Celestial Harmonies

The correlation between music and exploration of outer space is deeply rooted in the human psyche. The Greek mathematician Pythagoras was purportedly the first to show that musical notes, octaves, chords, and their harmonics were the product of simple mathematical ratios and whole numbers. The Pythagoreans real­ized that a string attached to an instrument produces a fundamen­tal tone when plucked. Halve the string and the tone will be an octave higher. Other harmonics, or overtones, occur at the third, fourth, fifth, seventh, and ninth divisions or intervals of the string. The Pythagoreans further posited that the universe itself could be understood in terms of this basic mathematics of music, and that the planets, for instance, would be distanced from the Sun in inter­vals similar to the intervals along a string that produce harmon – ics.43 By the early 1600s, German astronomer Johannes Kepler was also captivated by Pythagoras’s notion of a “music of the spheres.” He theorized in Harmonices Munde (The Harmony of the World) that musical harmonies could be seen in the motion of planetary bodies. As physicist Amedeo Balbi explains, “Building on ideas by Pythagoras and Plato. . . Kepler was trying to give a scientific foundation to the concept of the ‘music of the spheres’, the idea according to which each planet moving around the Sun produces a definite sound.”44 Kepler suggested their orbits would be deter­mined by the mathematics of musical harmonics.

Stars, galaxies, even planets naturally produce electromagnetic energy, or low-energy radio emission, as they rotate and move through space. Several planets in our Solar System generate strong electromagnetic emissions from their powerful magnetospheres. In the 1970s, the Voyager spacecraft recorded Jupiter’s radio emis­sions. Of course, the human ear cannot detect sound in the empty vacuum of space. However, we can “hear” the whine of Earth and the eerie sounds of Saturn’s radio emissions via satellite recordings translated by computer programs that render measured frequen­cies as audible sound.45

Far more impressive are the acoustic tones of the Sun, as we learned in the chapter on SOHO. Astrophysicists are learning a great deal about the interior composition and physics of the Sun via helioseismology, by which astronomers track acoustic sound waves that travel through the entire body of the Sun.
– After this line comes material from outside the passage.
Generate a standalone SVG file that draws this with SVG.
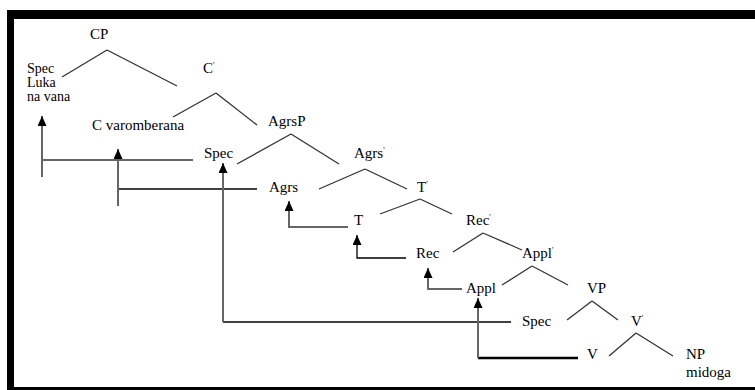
<svg xmlns="http://www.w3.org/2000/svg" width="755" height="390" viewBox="0 0 755 390">
<style>
text{font-family:'Liberation Serif','Tinos','Times New Roman','DejaVu Serif',serif;font-size:15px;fill:#000}
.pr{font-size:8px}
.sm{font-size:14px}
.tree line{stroke:#333;stroke-width:1.3}
.g{stroke:#666;stroke-width:2;fill:none}
.k{stroke:#000;stroke-width:1.3;fill:none}
.kk{stroke:#000;stroke-width:2.5;fill:none}
</style>
<defs>
<marker id="ah" markerWidth="9" markerHeight="10" refX="4.5" refY="0" orient="0" markerUnits="userSpaceOnUse" viewBox="0 0 9 10">
<path d="M0,10 L4.5,0 L9,10 Z" fill="#000"/>
</marker>
</defs>
<rect x="0" y="0" width="755" height="390" fill="#fff"/>
<g id="frame">
<rect x="7" y="10" width="748" height="9" fill="#000"/>
<rect x="7" y="10" width="7" height="380" fill="#000"/>
<rect x="7" y="387" width="748" height="3" fill="#000"/>
</g>
<g id="tree-edges" class="tree">
<line x1="107" y1="50" x2="62" y2="77"/><line x1="107" y1="50" x2="177" y2="86"/>
<line x1="216" y1="93" x2="173" y2="117"/><line x1="216" y1="93" x2="257" y2="125"/>
<line x1="291" y1="134" x2="237" y2="164"/><line x1="291" y1="134" x2="339" y2="164"/>
<line x1="365" y1="169" x2="319" y2="189"/><line x1="365" y1="169" x2="407" y2="189"/>
<line x1="420" y1="199" x2="380" y2="214"/><line x1="420" y1="199" x2="452" y2="214"/>
<line x1="483" y1="233" x2="453" y2="252"/><line x1="483" y1="233" x2="522" y2="250"/>
<line x1="532" y1="266" x2="502" y2="285"/><line x1="532" y1="266" x2="568" y2="285"/>
<line x1="592" y1="301" x2="567" y2="320"/><line x1="592" y1="301" x2="618" y2="320"/>
<line x1="636" y1="333" x2="609" y2="356"/><line x1="636" y1="333" x2="673" y2="356"/>
</g>
<g id="connectors">
<path class="g" d="M193,160 H42 M42,177 V116" marker-end="url(#ah)"/>
<path class="k" d="M257,189 H118"/>
<path class="g" d="M118,206 V149" marker-end="url(#ah)"/>
<path class="k" d="M511,322 H223"/>
<path class="g" d="M223,322 V163" marker-end="url(#ah)"/>
<path class="g" d="M348,227 H289 V201" marker-end="url(#ah)"/>
<path class="k" d="M406,258 H357 V235" marker-end="url(#ah)"/>
<path class="g" d="M462,289 H428 V268" marker-end="url(#ah)"/>
<path class="kk" d="M578,358 H478"/>
<path class="g" d="M478,358 V298" marker-end="url(#ah)"/>
</g>
<g id="n-CP"><text x="90" y="39">CP</text></g>
<g id="n-SpecC"><text class="sm" x="27" y="73">Spec</text><text class="sm" x="27" y="87">Luka</text><text class="sm" x="27" y="101">na vana</text></g>
<g id="n-Cbar"><text x="203" y="73">C<tspan class="pr" dy="-5">'</tspan></text></g>
<g id="n-C"><text x="92" y="130">C varomberana</text></g>
<g id="n-AgrsP"><text x="268" y="126">AgrsP</text></g>
<g id="n-SpecA"><text x="204" y="158">Spec</text></g>
<g id="n-Agrsbar"><text x="354" y="158">Agrs<tspan class="pr" dy="-5">'</tspan></text></g>
<g id="n-Agrs"><text x="269" y="192">Agrs</text></g>
<g id="n-Tbar"><text x="417" y="192">T<tspan class="pr" dy="-5">'</tspan></text></g>
<g id="n-T"><text x="354" y="225">T</text></g>
<g id="n-Recbar"><text x="466" y="225">Rec<tspan class="pr" dy="-5">'</tspan></text></g>
<g id="n-Rec"><text x="416" y="258">Rec</text></g>
<g id="n-Applbar"><text x="522" y="258">Appl<tspan class="pr" dy="-5">'</tspan></text></g>
<g id="n-Appl"><text x="466" y="293">Appl</text></g>
<g id="n-VP"><text x="587" y="293">VP</text></g>
<g id="n-SpecV"><text x="522" y="326">Spec</text></g>
<g id="n-Vbar"><text x="631" y="326">V<tspan class="pr" dy="-5">'</tspan></text></g>
<g id="n-V"><text x="587" y="359">V</text></g>
<g id="n-NP"><text x="686" y="359">NP</text><text x="686" y="377">midoga</text></g>
</svg>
Amazingly, the Sun resonates with myriad sound waves that can be measured like musical notes that are directly analogous to fundamental tones and complex harmonic overtones. Turbulence at the top of the Sun’s convective zone segments the photosphere into granules, thousands of kilometers across, that pulse up and down. These pulses send sound waves careening through the body of the Sun and reveal a characteristic acoustic imprint at various internal boundaries like that between the convective and radiative zones.46 By recording the acoustic waves traveling through our Sun, astro­physicists have a far better understanding of the internal struc­ture of stars, the abundance of helium in our Sun revealing its age, the Sun’s rate of rotation, and how temperatures at the core compare to its million-degree corona. These internal acoustic waves also are associated with storms on the solar surface and are being used to predict future sunspots by detecting disturbances inside the Sun.47

Synesthesia is the experience of one sense being rendered as an­other so that you can taste a color or hear visual phenomena. Just as musicians were experimenting with electronic and psychedelic explorations of outer space, astronomers were documenting the Sun’s acoustic waves and experiencing their own synesthesia. In the case of the tonal resonances generated by the Sun’s pulsing surface, scientists can hear what they visually detect of this reso­nance. The first phase of helioseismology, launched from 1960 to 1979, interestingly emerged during the same period as the rise of electronic space music.